= Request =
Working from the top of the listing below, retype each line through the line containing "from matplotlib.patches import", both included, with no pictures.

= Provided data =
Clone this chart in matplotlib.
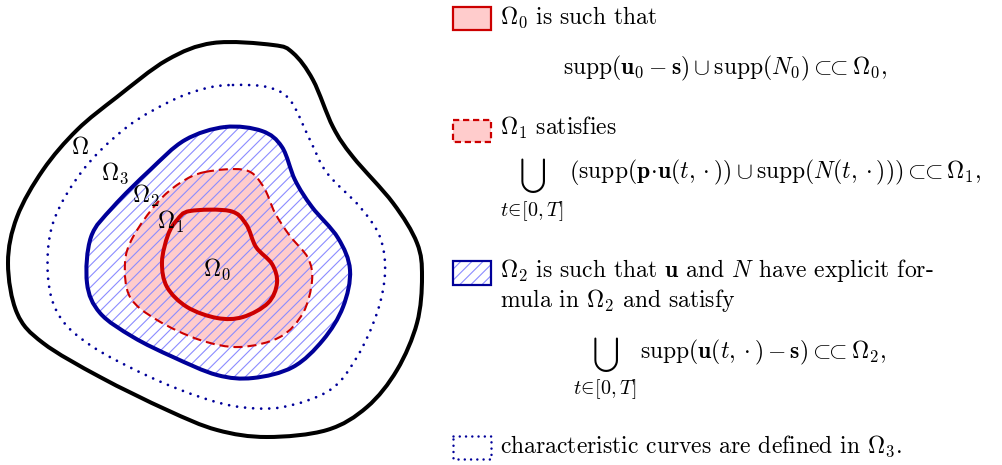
import numpy as np
import matplotlib
matplotlib.use("Agg")
import matplotlib.pyplot as plt
from matplotlib.path import Path
from matplotlib.patches import PathPatch, Rectangle

plt.rcParams['font.family'] = 'serif'
plt.rcParams['font.serif'] = ['cmr10', 'DejaVu Serif']
plt.rcParams['mathtext.fontset'] = 'cm'
plt.rcParams['axes.formatter.use_mathtext'] = True
plt.rcParams['lines.scale_dashes'] = False
plt.rcParams['hatch.linewidth'] = 0.8

# ---- contour control points (pixel coordinates) ----
omega_x = [213, 273, 293, 313, 333, 353, 393, 417, 422, 417, 397, 367, 327, 267, 217, 167, 100, 43, 17, 8, 17, 43, 77, 117, 167]
omega_y = [43, 45, 53, 80, 127, 157, 203, 243, 277, 323, 370, 407, 430, 437, 430, 410, 377, 343, 313, 263, 217, 170, 130, 97, 60]

omega3_x = [233, 267, 290, 310, 327, 360, 380, 385, 377, 357, 330, 283, 240, 200, 150, 93, 60, 48, 53, 83, 127, 173, 207]
omega3_y = [85, 87, 100, 140, 173, 207, 237, 273, 313, 357, 390, 407, 407, 397, 377, 347, 317, 277, 223, 170, 127, 100, 88]

omega2_x = [225, 262, 282, 295, 312, 338, 350, 343, 323, 293, 253, 217, 173, 133, 100, 87, 91, 113, 150, 185]
omega2_y = [127, 131, 147, 180, 207, 238, 270, 307, 340, 367, 378, 375, 357, 337, 313, 283, 237, 207, 170, 140]

omega1_x = [205, 245, 263, 275, 290, 308, 312, 303, 280, 240, 200, 157, 130, 125, 133, 157, 180]
omega1_y = [172, 170, 186, 213, 236, 258, 281, 313, 337, 347, 340, 320, 297, 263, 237, 203, 183]

omega0_x = [190, 230, 246, 256, 272, 277, 268, 243, 217, 187, 167, 162, 168, 177]
omega0_y = [211, 211, 224, 247, 264, 283, 303, 317, 318, 307, 287, 262, 235, 220]

region_labels = [r'$\Omega$', r'$\Omega_3$', r'$\Omega_2$', r'$\Omega_1$', r'$\Omega_0$']
label_x = [80, 115, 146, 171, 217]
label_y = [148, 173, 196, 222, 269]

RED = '#cc0000'
PINK = '#ffcccc'
NAVY = '#000099'
HATCH = '#8c8cff'


def smooth_path(xs, ys):
    P = np.column_stack([xs, ys]).astype(float)
    n = len(P)
    verts = [P[0]]
    codes = [Path.MOVETO]
    for i in range(n):
        p0, p1, p2, p3 = P[i - 1], P[i], P[(i + 1) % n], P[(i + 2) % n]
        c1 = p1 + (p2 - p0) / 6.0
        c2 = p2 - (p3 - p1) / 6.0
        verts += [c1, c2, p2]
        codes += [Path.CURVE4] * 3
    return Path(verts, codes)


fig = plt.figure(figsize=(10.03, 4.65), dpi=100)
ax = fig.add_axes([0, 0, 1, 1])
ax.set_xlim(0, 1003)
ax.set_ylim(465, 0)
ax.axis('off')

p_om = smooth_path(omega_x, omega_y)
p_o3 = smooth_path(omega3_x, omega3_y)
p_o2 = smooth_path(omega2_x, omega2_y)
p_o1 = smooth_path(omega1_x, omega1_y)
p_o0 = smooth_path(omega0_x, omega0_y)

# fills
ax.add_patch(PathPatch(p_o1, facecolor=PINK, edgecolor='none', lw=0, zorder=1))
ax.add_patch(PathPatch(p_o0, facecolor=PINK, edgecolor='none', lw=0, zorder=1))
ax.add_patch(PathPatch(p_o2, facecolor='none', edgecolor=HATCH, hatch='///', lw=0, zorder=2))

# outlines
ax.add_patch(PathPatch(p_om, facecolor='none', edgecolor='black', lw=2.9, zorder=3))
ax.add_patch(PathPatch(p_o3, facecolor='none', edgecolor=NAVY, lw=2.0,
                       linestyle=(0, (0.01, 5.8)), capstyle='round', zorder=3))
ax.add_patch(PathPatch(p_o2, facecolor='none', edgecolor=NAVY, lw=2.9, zorder=3))
ax.add_patch(PathPatch(p_o1, facecolor='none', edgecolor=RED, lw=1.5,
                       linestyle=(0, (6.5, 3.6)), zorder=3))
ax.add_patch(PathPatch(p_o0, facecolor='none', edgecolor=RED, lw=2.9, zorder=3))

for s, x, y in zip(region_labels, label_x, label_y):
    ax.text(x, y, s, fontsize=17, ha='center', va='center', zorder=5)

# ---- legend icons ----
ax.add_patch(Rectangle((453, 7), 38, 23, facecolor=PINK, edgecolor=RED, lw=1.6, zorder=3))
ax.add_patch(Rectangle((453, 120), 38, 22, facecolor=PINK, edgecolor=RED, lw=1.6,
                       linestyle=(0, (4.5, 2.7)), zorder=3))
ax.add_patch(Rectangle((453, 261), 38, 24, facecolor='none', edgecolor=HATCH, hatch='///', lw=0, zorder=3))
ax.add_patch(Rectangle((453, 261), 38, 24, facecolor='none', edgecolor=NAVY, lw=1.6, zorder=3))
ax.add_patch(Rectangle((453, 436), 38, 23, facecolor='none', edgecolor=NAVY, lw=1.8,
                       linestyle=(0, (0.01, 4.5)), capstyle='round', zorder=3))

FS = 17
SUB = r'\subset\!\!\!\subset'
ax.text(500, 17, r'$\Omega_0$ is such that', fontsize=FS, va='center', ha='left')
ax.text(563, 68, r'$\mathrm{supp}(\mathbf{u}_0-\mathbf{s})\cup\mathrm{supp}(N_0)' + SUB + r'\Omega_0,$',
        fontsize=FS, va='center', ha='left')

ax.text(500, 128, r'$\Omega_1$ satisfies', fontsize=FS, va='center', ha='left')
ax.text(533, 175, r'$\bigcup$', fontsize=17, va='center', ha='center')
ax.text(532, 211, r'$t\!\in\![0,T]$', fontsize=14.5, va='center', ha='center')
ax.text(569, 172, r'$\left(\mathrm{supp}(\mathbf{p}\!\cdot\!\mathbf{u}(t,\cdot))\cup\mathrm{supp}(N(t,\cdot))\right)' + SUB + r'\Omega_1,$',
        fontsize=FS, va='center', ha='left')

ax.text(500, 270, r'$\Omega_2$ is such that $\mathbf{u}$ and $N$ have explicit for-', fontsize=FS, va='center', ha='left')
ax.text(500, 300, r'mula in $\Omega_2$ and satisfy', fontsize=FS, va='center', ha='left')
ax.text(606, 354, r'$\bigcup$', fontsize=17, va='center', ha='center')
ax.text(605, 389, r'$t\!\in\![0,T]$', fontsize=14.5, va='center', ha='center')
ax.text(640, 352, r'$\mathrm{supp}(\mathbf{u}(t,\cdot)-\mathbf{s})' + SUB + r'\Omega_2,$',
        fontsize=FS, va='center', ha='left')

ax.text(500, 446, r'characteristic curves are defined in $\Omega_3$.', fontsize=FS, va='center', ha='left')

fig.savefig('out.png', dpi=100)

= Problem solution =
Clone this chart in matplotlib.
import numpy as np
import matplotlib
matplotlib.use("Agg")
import matplotlib.pyplot as plt
from matplotlib.path import Path
from matplotlib.patches import PathPatch, Rectangle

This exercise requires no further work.